Are there any input methods where the selected region is not replaced by 
the new text? The client certainly can know that the current selected 
region is due to a preedit and color it differently, but I don't see how 
there can be both a selected region and a preedit, therefore I was 
assuming the same code would be reused and thus calling this a selected 
region.

I was also under the impression that it is important for the input 
method to highlight only a portion of the preedit, not all of it. Ie it 
does not highlight characters on the edge that are "fixed" even if they 
will be deleted on an abort or modified to different combining 
characters as the user keeps editing the "varying part". Therefore it 
seemed the input method must send the region as well as the preedit 
text. It also needs to be able to place the cursor at an arbitary 
position inside the preedit string (though I believe it is ok if this is 
required to be one end of the selected region).
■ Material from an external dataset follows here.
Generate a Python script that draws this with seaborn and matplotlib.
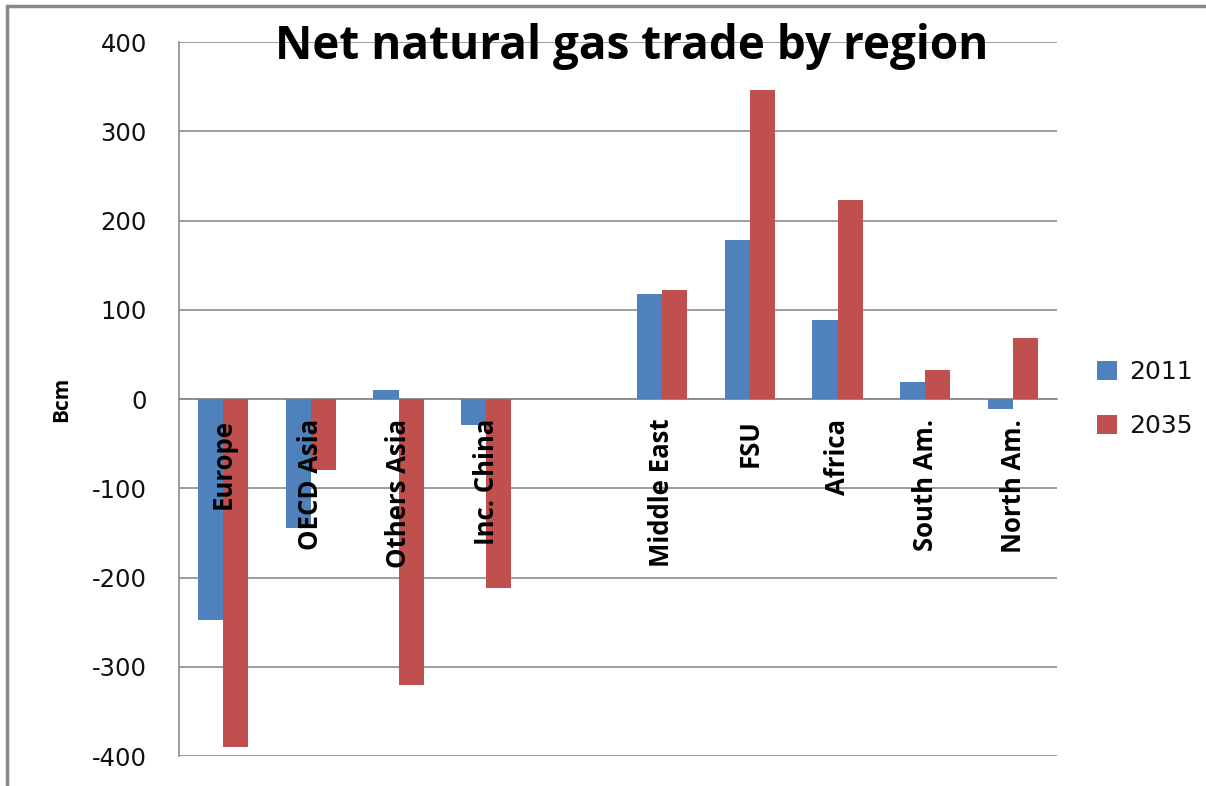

> The only similarity between preedit and commit is that they should be
> rendered the same. Unless requested or lost focus, the client should
> never change the preedit string or moving the cursor. And preedit is
> totally different from selected region.

My initial question was because another poster said that something could 
not be figured out from the preedit, but only by the commit. That seems 
wrong, the client must be able to figure exactly the same stuff from 
both. Her is the quote from michaelh at openismus.com:

"An explicit text direction event makes it easier than having
to wait and parse for the input method's text (which you can only really
do after receiving the commit string, not while showing the preedit
string)."

What is he talking about, it seems whatever he is talking about can be 
done after either a commit or a preedit.

It may be silly but it is possible that instead of a direction, the 
input method immediately sends a preedit that consists of a RTL 
indicator or something that forces Pango to right-justify the cursor.